Most distance performance is aerobic. Even when you are racing fast, your aerobic system is doing the heavy lifting.

Easy runs improve:

  • Cardiovascular efficiency

  • Capillary density, which increases blood flow to muscles

  • Muscular durability

You don't always feel this happening. That is kind of the point! Easy runs are quiet builders. They do their work in the background.

Why Are Easy Runs Important?

A lot of runners wonder why easy runs are important if they want to get faster.

The answer is consistency.

You can't stack hard sessions on top of each other forever. Something has to allow your body to absorb the work. Easy runs are that space. They let you keep moving forward without pushing your system over the edge.

In this way, sticking to your easy runs can actually act as a big step toward getting faster. You can read more on that here!

In structured training, they are what allow the hard days to stay hard and the long days to stay strong.

If you rush your easy runs, everything starts to blur into moderate effort. That is where progress stalls and fatigue builds.

When runners respect their easy pace, they often find their quality sessions improve. They feel fresher. More controlled. More capable of actually hitting the target when it matters.

What Is the Right Easy Run Pace?

Easy run pace should feel genuinely easy. Comfortable time on feet.

The simplest test is conversational pace. If you can hold a full conversation without gasping, you are likely in the right range. If you can only manage a few words at a time, you are probably running too hard.

This is not about being overly cautious. It is about staying in the aerobic zone where your body is building endurance efficiently.

We explain conversational pace in more detail in our dedicated guide, but the short version is this. If you could chat to a friend the whole way round, you are doing it right.

Should Easy Runs Be in Zone 2?

Many easy runs will fall in Zone 2.

Zone 2 running typically means working at around 60 to 70 percent of your maximum heart rate. It's a steady effort where your body relies heavily on oxygen to produce energy.

Training in Zone 2 helps:

  • Strengthen aerobic endurance

  • Improve long term fatigue resistance

That said, heart rate is not perfect! Stress, sleep, caffeine, heat, and hydration all influence it. Some days your usual easy pace will push your heart rate higher than expected.

That is why effort and breathing cues matter just as much as heart rate data.

What Is the RPE of an Easy Run?

On the Rate of Perceived Effort scale, easy runs usually sit around 3 to 4 out of 10.

It should feel controlled. Relaxed. Sustainable.

You should finish feeling like you could have kept going.

If your easy runs regularly feel like a 6 or 7 out of 10, you are probably turning them into something else. That might feel productive in the moment, but over time it chips away at your ability to recover and improve.

You can read more about how RPE works in our full guide to RPE.

The Mental Benefits of Easy Runs

This is the part that makes these runs special.

Easy runs are often where running feels most natural. No pace pressure. No looming interval. Just you and your personal rhythm.

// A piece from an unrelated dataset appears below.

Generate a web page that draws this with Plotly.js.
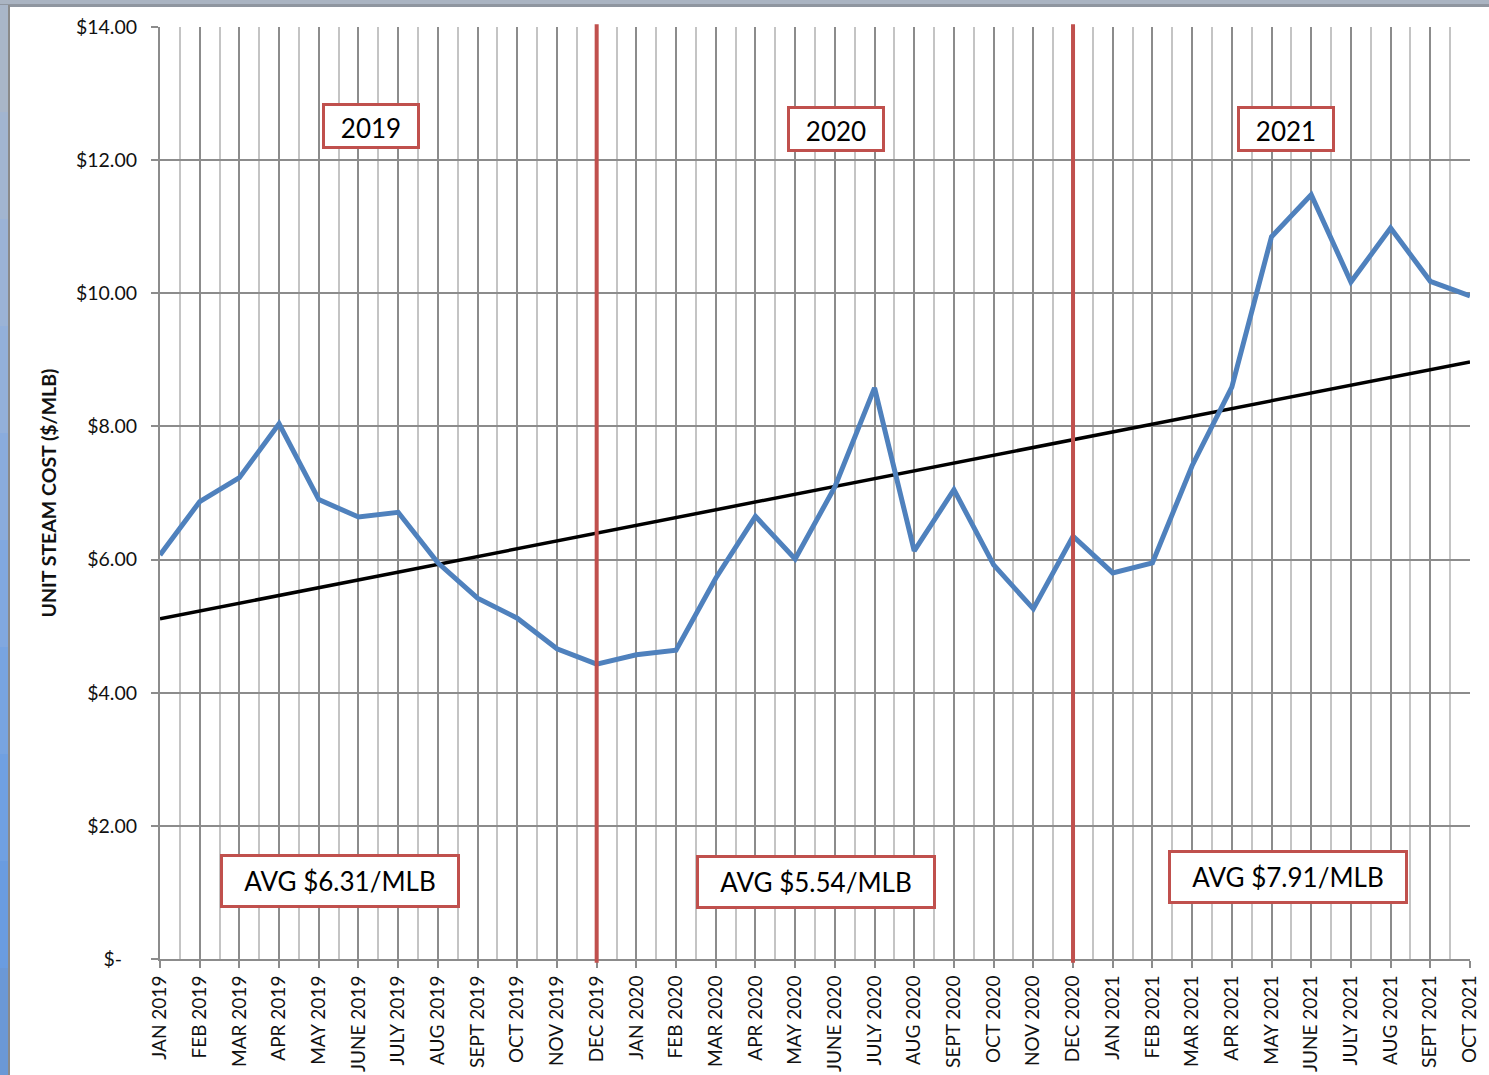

For some runners, it is a way to unwind after work. For others, it is a quiet lunch run where your mind drifts and resets. There is something grounding about settling into your own cadence and letting the miles tick by without overthinking them.

You start to tune into your breathing. Your steps one by one. The way your body feels when it is not being pushed.

Perhaps even more than fitness, those miles build familiarity and confidence.

Why You'll See So Many Easy Runs in Your Plan

If you're following a Runna training plan, you will notice easy runs appear often. That's not a mistake!

They're intentionally placed between harder sessions to help you recover and keep your overall training load balanced. The volume and frequency are adjusted based on:

  • Your race distance

  • Your current fitness

  • How many days per week you can run

  • How strength training fits into your schedule

There's no-one-size fits all structure. Easy runs are tailored to support your bigger goal.

They may not grab attention in your plan, but they're the steady thread connecting everything together. When you look back after a training cycle, it is often those relaxed, consistent miles that made the biggest difference.